- MATERIAL:

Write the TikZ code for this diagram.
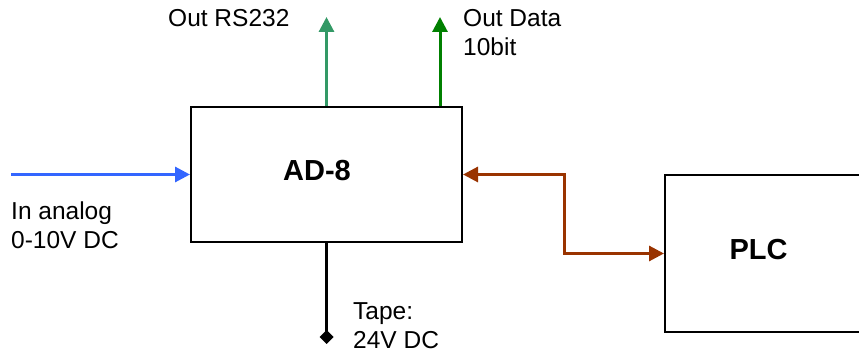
\documentclass[tikz,border=0pt]{standalone}
\usepackage{fontspec}
\setmainfont{Liberation Sans}
\usetikzlibrary{arrows.meta,positioning,calc}
\definecolor{verdeazul}{HTML}{339966}
\definecolor{verde}{HTML}{008000}
\definecolor{azul}{HTML}{3366FF}
\definecolor{marron}{HTML}{993300}

\begin{document}
\begin{tikzpicture}[x=1pt, y=-1pt,
  font=\fontsize{24.5}{29}\selectfont,
  bloque/.style={draw=black, line width=2pt, fill=white},
  rotulo/.style={font=\fontsize{29}{32}\selectfont\bfseries, inner sep=0pt},
  texto/.style={anchor=north west, align=left, inner sep=0pt},
  punta/.style={Triangle[length=15pt, width=15pt]},
  flecha/.style={-{Triangle[length=15pt, width=15pt]}, line width=3pt}]
\clip (0,0) rectangle (859,352);
\node[bloque, minimum width=271pt, minimum height=135pt] (ad) at (326.5,174.5) {};
\node[rotulo] (tad) at (317,171) {AD-8};
\node[bloque, minimum width=197pt, minimum height=157pt] (plc) at (763.5,253.5) {};
\node[rotulo] (tplc) at (758.5,250) {PLC};
\coordinate (rs) at (326.5,17);
\coordinate (dat) at (440,17);
\coordinate (in) at (11,174.5);
\coordinate (tape) at (326.5,344);
\draw[flecha, verdeazul] (ad.north) -- (rs);
\draw[flecha, verde] (ad.north -| dat) -- (dat);
\draw[flecha, azul] (in) -- (ad.west);
\draw[flecha, {Triangle[length=15pt, width=15pt]}-{Triangle[length=15pt, width=15pt]}, marron]
  (ad.east) -- ++(101.5,0) |- (plc.west);
\draw[line width=3pt, -{Diamond[length=14pt, width=14pt]}] (ad.south) -- (tape);
\node[texto] (trs) at (168,9) {Out RS232};
\node[texto] (tdat) at (463,9) {Out Data\\10bit};
\node[texto] (tin) at (11,202) {In analog\\0-10V DC};
\node[texto] (ttape) at (353,302) {Tape:\\24V DC};
\end{tikzpicture}
\end{document}
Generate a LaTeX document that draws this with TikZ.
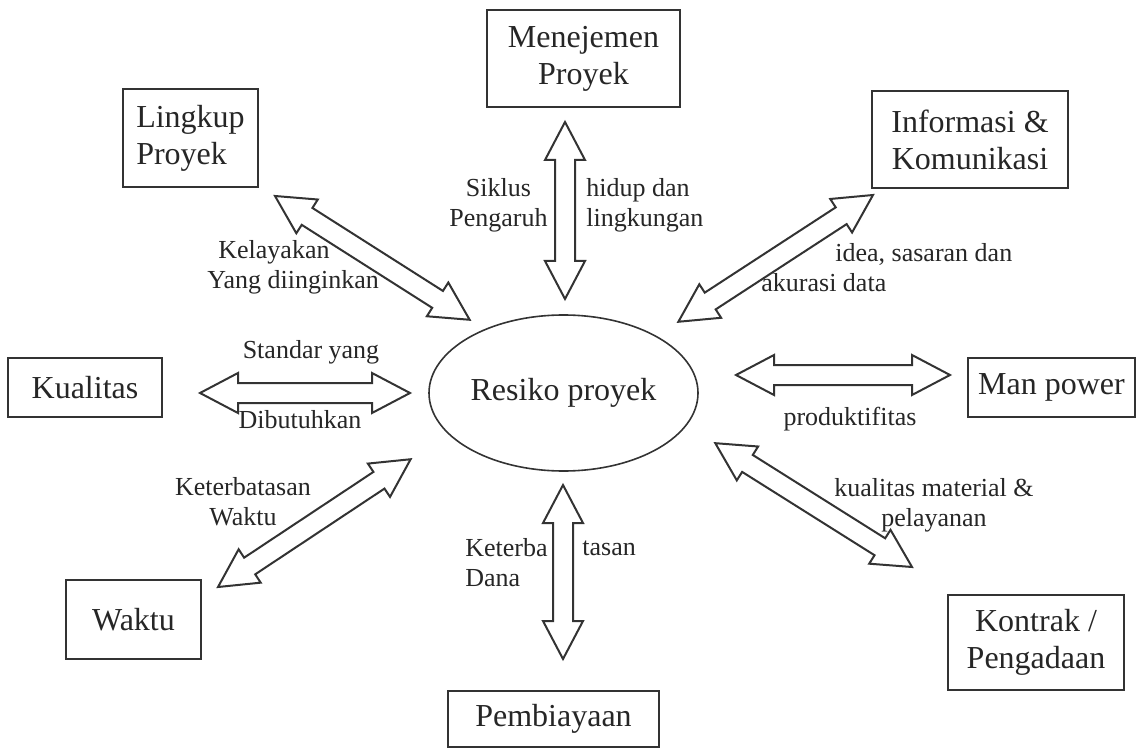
\documentclass[tikz,border=0pt]{standalone}
\usepackage{fontspec}
\setmainfont{Liberation Serif}
\usetikzlibrary{calc,shapes.geometric}

\begin{document}
\begin{tikzpicture}[x=0.5pt, y=-0.5pt,
        every node/.style={text=black!85},
        box/.style={draw=black!80, line width=1pt, inner sep=0pt, font=\fontsize{16}{18.5}\selectfont},
        lbl/.style={inner sep=0pt, font=\fontsize{13}{15}\selectfont},
        arrowline/.style={draw=black!80, line width=1pt, line join=miter}]

        \useasboundingbox (0,0) rectangle (1138,748);

        % Hollow double arrow between two named points
        \def\fatarrow#1#2{%
            \draw[arrowline] let \p1=($(#2)-(#1)$), \n1={atan2(\y1,\x1)}, \n2={veclen(\x1,\y1)} in
                [shift={(#1)}, rotate=\n1]
                (0pt,0pt) -- (19pt,10pt) -- (19pt,5pt) -- (\n2-19pt,5pt) -- (\n2-19pt,10pt)
                -- (\n2,0pt) -- (\n2-19pt,-10pt) -- (\n2-19pt,-5pt) -- (19pt,-5pt) -- (19pt,-10pt) -- cycle;}

        % The centre
        \node[draw=black!80, ellipse, line width=0.8pt, minimum width=134.5pt, minimum height=78pt, inner sep=0pt,
              font=\fontsize{16}{18.5}\selectfont] (resiko) at (563.5,393) {Resiko proyek};

        % The boxes round it
        \node[box, minimum width=67.5pt, minimum height=49pt, align=left] (lingkup) at (190.5,138) {Lingkup\\Proyek};
        \node[box, minimum width=96.5pt, minimum height=48.5pt, align=center] (menejemen) at (583.5,58.5) {Menejemen\\Proyek};
        \node[box, minimum width=98pt, minimum height=48.5pt, align=center] (informasi) at (970,139.5) {Informasi \&\\Komunikasi};
        \node[box, minimum width=77pt, minimum height=29.5pt] (kualitas) at (85,387.5) {Kualitas};
        \node[box, minimum width=83.5pt, minimum height=29.5pt] (manpower) at (1051.5,387.5) {Man power};
        \node[box, minimum width=88pt, minimum height=47.5pt, align=center] (kontrak) at (1036,642.5) {Kontrak /\\Pengadaan};
        \node[box, minimum width=67.5pt, minimum height=39.5pt] (waktu) at (133.5,619.5) {Waktu};
        \node[box, minimum width=105.5pt, minimum height=28pt] (pembiayaan) at (553.5,719) {Pembiayaan};

        % Ends of the arrows
        \coordinate (lingkupEnd) at (275,196);      \coordinate (lingkupRes) at (470,320);
        \coordinate (menejemenEnd) at (565,122);    \coordinate (menejemenRes) at (565,299);
        \coordinate (informasiEnd) at (873,195);    \coordinate (informasiRes) at (678,322);
        \coordinate (kualitasEnd) at (200,393);     \coordinate (kualitasRes) at (410,393);
        \coordinate (manpowerEnd) at (950,375);     \coordinate (manpowerRes) at (736,375);
        \coordinate (kontrakEnd) at (912,567);      \coordinate (kontrakRes) at (715,443);
        \coordinate (waktuEnd) at (218,587);        \coordinate (waktuRes) at (411,459);
        \coordinate (pembiayaanEnd) at (563,659);   \coordinate (pembiayaanRes) at (563,485);

        % The arrows
        \fatarrow{lingkupEnd}{lingkupRes}
        \fatarrow{menejemenEnd}{menejemenRes}
        \fatarrow{informasiEnd}{informasiRes}
        \fatarrow{kualitasEnd}{kualitasRes}
        \fatarrow{manpowerEnd}{manpowerRes}
        \fatarrow{kontrakEnd}{kontrakRes}
        \fatarrow{waktuEnd}{waktuRes}
        \fatarrow{pembiayaanEnd}{pembiayaanRes}

        % Labels on the arrows
        \node[lbl, anchor=west, align=left] (kelayakan) at (207,267) {\hspace*{5.5pt}Kelayakan\\Yang diinginkan};
        \node[lbl, anchor=east, align=center] (siklus) at (548,205) {Siklus\\Pengaruh};
        \node[lbl, anchor=west, align=left] (hidup) at (586,205) {hidup dan\\lingkungan};
        \node[lbl, anchor=west, align=left] (idea) at (761,267.5) {\hspace*{37pt}idea, sasaran dan\\akurasi data};
        \node[lbl] (standar) at (311,352) {Standar yang};
        \node[lbl] (dibutuhkan) at (300,420) {Dibutuhkan};
        \node[lbl] (produktif) at (850,419) {produktifitas};
        \node[lbl, align=center] (material) at (934,505) {kualitas material \&\\pelayanan};
        \node[lbl, align=center] (batasWaktu) at (243,502) {Keterbatasan\\Waktu};
        \node[lbl, anchor=west, align=left] (batasDana) at (465,563) {Keterba\\Dana};
        \node[lbl, anchor=west] (tasan) at (582,548) {tasan};

\end{tikzpicture}
\end{document}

- WRITTEN EXERCISE:
Give back exactly the lines from the one containing "Generate a LaTeX" to the one containing "(0,0) rectangle (1138,748);", both included, and no pictures.

- ANSWER TO THE EXERCISE:
Generate a LaTeX document that draws this with TikZ.
\documentclass[tikz,border=0pt]{standalone}
\usepackage{fontspec}
\setmainfont{Liberation Serif}
\usetikzlibrary{calc,shapes.geometric}

\begin{document}
\begin{tikzpicture}[x=0.5pt, y=-0.5pt,
        every node/.style={text=black!85},
        box/.style={draw=black!80, line width=1pt, inner sep=0pt, font=\fontsize{16}{18.5}\selectfont},
        lbl/.style={inner sep=0pt, font=\fontsize{13}{15}\selectfont},
        arrowline/.style={draw=black!80, line width=1pt, line join=miter}]

        \useasboundingbox (0,0) rectangle (1138,748);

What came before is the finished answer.